My day at the Fest began with the film talked of as Switzerland's first horror, Sennentuntschi: Curse of the Alps. But first, a quick word on the pre-show. When you walk into a theatre at the Alamo, as I think I've previously mentioned, there are no ads but instead a pre-show collection of random clips and trash trailers. It just so happened that one of the best of these played before Sennentuntschi; an 80's instructional guide to the more common carvings found on a Satanic sacrifice. Presented by a bald guy with glasses, mustache and loud shirt and with random pink lighting it was a bizarre pleasure. As for Sennentuntschi I'm not really sure as to how much of a "horror" film it really is - there are some horrific scenes and images but it's almost more of a mystery film than a horror. Set in a small village high up in the Alps, it begins in the present day with the discovery of three skeletons by a girl and her mother out collecting mushrooms. Once the police arrive, the mother begins the story from 1975 when she was a little girl herself. From there, the film essentially plays out in two parallel timelines in 1975. During the funeral for a priest who had mysteriously hung himself, a dirty and barely clothed girl appears from nowhere and promptly collapses. She is mute and is taken in by the local policeman plod, Reusch despite the villagers superstitious suspicions. Playing out at the same time, but set days before, the same young girl appears to three men at a farm even higher in the Alps. They believe her to be the Sennentuntschi: a demon gifted to them in an absinthe soaked haze. The truth, of course, is something more than that and the fun to be had is in the teasing out of the mystery and the way the film plays with the concepts of local myths, legends and the mob mentality of a village. 

Moving on from death in the mountains, I had the unexpected surprise of Headhunters. This is a film that was not on my initial list of ones to see, but after hearing some positive things out of the earlier screening I decided to give it a shot. I was thoroughly entertained. This Norwegian black comedy is about Roger Brown - he's 1.68m tall, has a statuesque Nordic beauty for a wife and lives in a house far beyond his means. As he earns barely enough to cover his expenses at his day job as a recruitment specialist - he's constantly feeling like he has to over-compensate for his height - he moonlights as an art-thief. He's meticulous in his methods (replacing the stolen works with forgeries) and uses the interview process at his day job to gather information for his thefts. But even with his second job he's needing more money. And that's when he's introduced to a prime target - a man with a painting worth tens of millions. Except this is a guy you really don't want to fuck with and it all ends up going horribly, horribly wrong for poor Roger. He starts the movie as an insufferable little jerk and there is a kind of perverse pleasure to be had in watching this guy get put through the ringer. The script by Lars Gudmestad and Ulf Ryberg, from the novel by Jo Nesbo, is tight and just keeps on at a constantly building pace. Headhunters is fun, engaging and inventive; pretty much everything you want from a night out at the movies.

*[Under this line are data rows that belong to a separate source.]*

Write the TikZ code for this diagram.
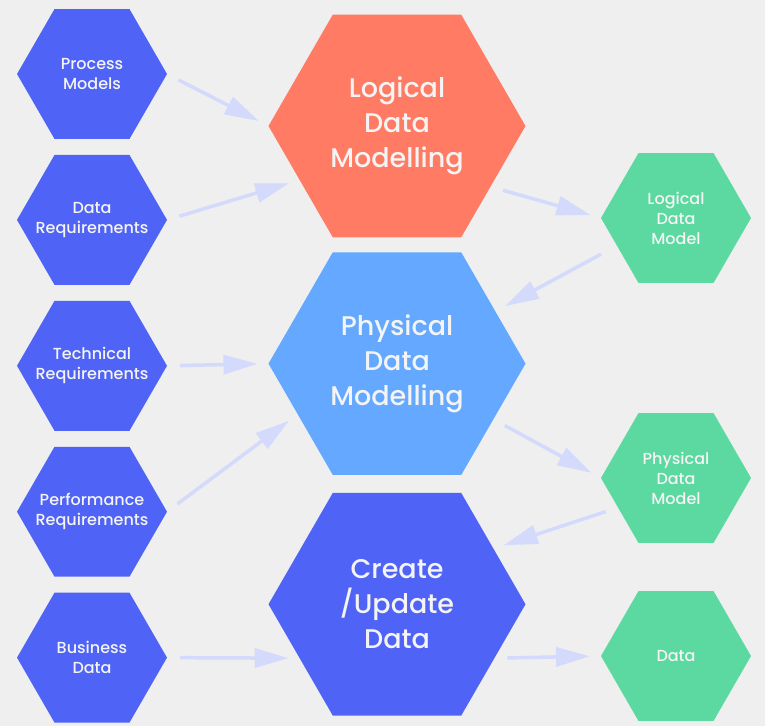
\documentclass[tikz,border=0pt]{standalone}
\usepackage{fontspec}
\setmainfont{Poppins Medium}
\usetikzlibrary{positioning,shapes.geometric,arrows.meta}
\definecolor{hexblue}{HTML}{4F64F6}
\definecolor{hexorange}{HTML}{FF7B64}
\definecolor{hexsky}{HTML}{64A9FF}
\definecolor{hexgreen}{HTML}{5CD8A1}
\definecolor{arrowlav}{HTML}{D4DAFB}
\definecolor{bggrey}{HTML}{EFEFEF}
\definecolor{textwhite}{HTML}{F4F4F4}

\begin{document}
\begin{tikzpicture}[
  x=1pt,y=-1pt,
  hexbase/.style={regular polygon,regular polygon sides=6,
              inner sep=-40pt,outer sep=0pt,text=textwhite,align=center},
  smallhex/.style={hexbase,minimum size=150pt,font=\fontsize{16}{20}\selectfont},
  bighex/.style={hexbase,minimum size=257pt,font=\fontsize{27}{35}\selectfont},
  flow/.style={-{Triangle[length=34pt,width=19pt]},line width=3.5pt,draw=arrowlav,
              shorten <=13pt,shorten >=11pt}
]
  \fill[bggrey] (0,0) rectangle (765,726);
  \useasboundingbox (0,0) rectangle (765,726);

  % inputs
  \node[smallhex, fill=hexblue] (pm) at (92,74) {Process\\Models};
  \node[smallhex, fill=hexblue, below=16pt of pm] (dr) {Data\\Requirements};
  \node[smallhex, fill=hexblue, below=16pt of dr] (tr) {Technical\\Requirements};
  \node[smallhex, fill=hexblue, below=16pt of tr] (pr) {Performance\\Requirements};
  \node[smallhex, fill=hexblue, below=16pt of pr] (bd) {Business\\Data};

  % activities
  \node[bighex, fill=hexorange] (lm) at (397,126) {Logical\\Data\\Modelling};
  \node[bighex, fill=hexsky, below=15pt of lm] (phys) {Physical\\Data\\Modelling};
  \node[bighex, fill=hexblue, below=18pt of phys] (cud) {Create\\/Update\\Data};

  % outputs
  \node[smallhex, fill=hexgreen] (ldm) at (676,218) {Logical\\Data\\Model};
  \node[smallhex, fill=hexgreen] (pdm) at (676,478) {Physical\\Data\\Model};
  \node[smallhex, fill=hexgreen] (data) at (676,656) {Data};

  \draw[flow] (pm.east) -- (lm.west);
  \draw[flow] (dr.east) -- (lm.209);
  \draw[flow] (tr.east) -- (phys.west);
  \draw[flow] (pr.east) -- (phys.207);
  \draw[flow] (bd.east) -- (cud.209);
  \draw[flow] (lm.327) -- (ldm.west);
  \draw[flow,shorten <=18pt] (ldm.205) -- (phys.28);
  \draw[flow] (phys.330) -- (pdm.west);
  \draw[flow] (pdm.207) -- (cud.30);
  \draw[flow] (cud.331) -- (data.west);
\end{tikzpicture}
\end{document}
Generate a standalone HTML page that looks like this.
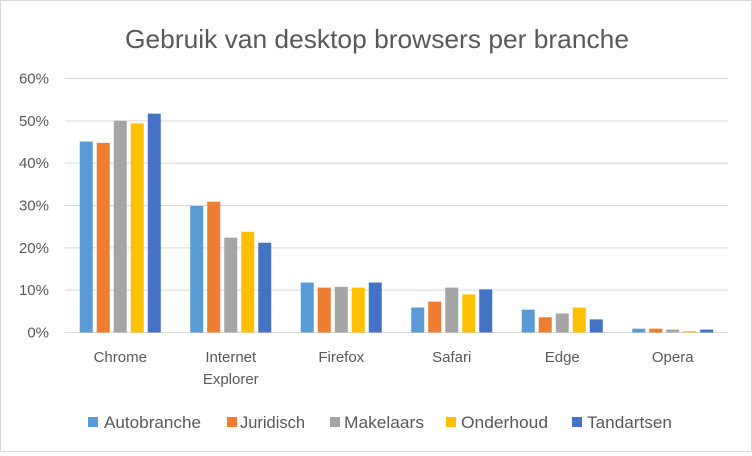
<!DOCTYPE html>
<html><head><meta charset="utf-8"><style>
body{margin:0;background:#fff;font-family:"Liberation Sans",sans-serif}
#c{position:absolute;left:0;top:0;width:752px;height:452px;border:1px solid #d9d9d9;box-sizing:border-box}
</style></head><body>
<div id="c">
<svg id="s" width="750" height="450"></svg>
</div>
<script>
const categories=[["Chrome"],["Internet","Explorer"],["Firefox"],["Safari"],["Edge"],["Opera"]];
const seriesNames=["Autobranche","Juridisch","Makelaars","Onderhoud","Tandartsen"];
const autobranche=[45.1,29.9,11.8,5.9,5.4,0.9];
const juridisch=[44.8,30.9,10.6,7.3,3.6,0.9];
const makelaars=[50.0,22.4,10.8,10.6,4.5,0.7];
const onderhoud=[49.4,23.8,10.6,9.0,5.9,0.3];
const tandartsen=[51.7,21.2,11.8,10.2,3.1,0.7];
const yTicks=[0,10,20,30,40,50,60];
const colors=["#5b9bd5","#ed7d31","#a5a5a5","#ffc000","#4472c4"];
const series=[autobranche,juridisch,makelaars,onderhoud,tandartsen];
const NS="http://www.w3.org/2000/svg",s=document.getElementById("s");
const L=64,R=727,B=331.5,T=77.5;
const y=v=>B-(v/60)*(B-T);
const cw=(R-L)/categories.length;
const x=i=>L+cw*(i+0.5);
function el(t,a,p){const e=document.createElementNS(NS,t);for(const k in a)e.setAttribute(k,a[k]);(p||s).appendChild(e);return e;}
const title=el("text",{x:124,y:47,"font-size":"26","fill":"#595959",textLength:504,lengthAdjust:"spacingAndGlyphs"});
title.textContent="Gebruik van desktop browsers per branche";


yTicks.forEach(t=>{
 const g=el("line",{x1:L,x2:R,y1:y(t),y2:y(t),stroke:"#d9d9d9","stroke-width":1});
 
 
 const lb=el("text",{x:48,y:y(t)+5,"text-anchor":"end","font-size":"15",fill:"#595959"});
 lb.textContent=t+"%";
 
 
});
const bw=13,gap=17;
series.forEach((vals,si)=>{
 vals.forEach((v,ci)=>{
  const bx=x(ci)-2*gap-bw/2+si*gap;
  const r=el("rect",{x:bx,y:y(v),width:bw,height:B-y(v),fill:colors[si]});
  
  
 });
});
categories.forEach((c,i)=>{
 c.forEach((ln,j)=>{
  const t=el("text",{x:x(i),y:361+j*22,"text-anchor":"middle","font-size":"15",fill:"#595959"});
  t.textContent=ln;
  
  
 });
});
const lx=[87,226,329,445,571];
const tx=[103,239,343,460,586];
const lw=[97,65,80,87,85];
seriesNames.forEach((n,i)=>{
 const g=el("g",{});
 
 
 el("rect",{x:lx[i],y:416,width:10,height:10,fill:colors[i]},g);
 const t=el("text",{x:tx[i],y:427,"font-size":"17",fill:"#595959",textLength:lw[i],lengthAdjust:"spacingAndGlyphs"},g);
 t.textContent=n;
});
</script>
</body></html>
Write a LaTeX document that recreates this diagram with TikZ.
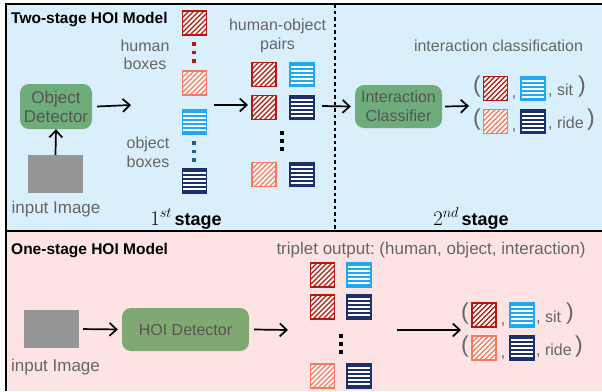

From the black comedy of Norway to the out of control, un-PC comedy of the Netherlands and New Kids Turbo. The New Kids started out as a series of web-videos, before becoming a TV series and, now, a movie. It's fantastically over-the-top and ridiculous, with five delinquent central characters replete with mullets and mustaches. All five end up fired from their jobs, and with their unemployment benefits cut off, make the pronouncement to not pay for anything anymore. These guys are obviously having a lot of fun and have a love for extreme physical violence for comedic effect. If you're easily offended by... anything really, then I wouldn't recommend New Kids Turbo as they take a kind of anarchistic glee in stomping all over political correctness. The film ends up just building and building, growing ever more over-the-top and ridiculous. I don't know how well the comedy, with it's heavy reliance on surprise, would work in a second viewing but New Kids Turbo was a riotous ride around with five sympathetic jerks who enjoy calling everyone they come across a cunt.

Wrapping up my Day Four (no midnight screening or Chaos Reigns Karaoke for me tonight - I'm feeling like I have a cold starting up that needs to be fought down. Die cold die! [Read that as English or German]) I seated myself for the first of four secret Hong Kong action films. Given an enthusiastic introduction by a man in a bright pink suit from the NY Asian Film Festival (who's name escapes me right now, sorry), this was one of many films recently saved from having their prints destroyed by a going-out-of-business distributor. For our viewing pleasure we had one of the earliest films to be directed by action-choreographer extraordinaire Yuen Wo Ping: The Dreadnought. Even after watching the film I have no idea what the title has to do with anything that happens on screen, but ok. A violent criminal, The White Tiger, is on the run and winds up in a small town. Mousey has a laundry business he runs with his sister, and he's something of a coward preferring to run away than fight and collect debts owed to them. Mousey's friend Leung Foon is a pupil of the old and still spry master Wong Fei-Huang. I'd just like to point that the actor playing Fei-Huang, Tak-Hing Kwan, was nearing 80 at this point but he displays more moves than most young action stars today. The Dreadnought is one of those great kung-fu films where everyone seems to know kung-fu of some sort and the plot is merely a means to getting to the next fight scene. These are all inventive, often moving as more of a dance than a fight, with a couple of standouts being a showdown between a Chinese Dragon and a Golden Lion, and a theatrical showdown in the town opera house. A hell of a lot of fun, with a better sense of fight choreography and geography than pretty much any Hollywood actioner you'll see in the cinema these guys are the real deal. I'm hoping I have time in my schedule for the other surprise Hong Kong films.

And that's Day Four ladies and gentlemen. Only at Fantastic Fest: Swiss horror, Norwegian black comedy, Dutch gutter comedy and classic Hong Kong action.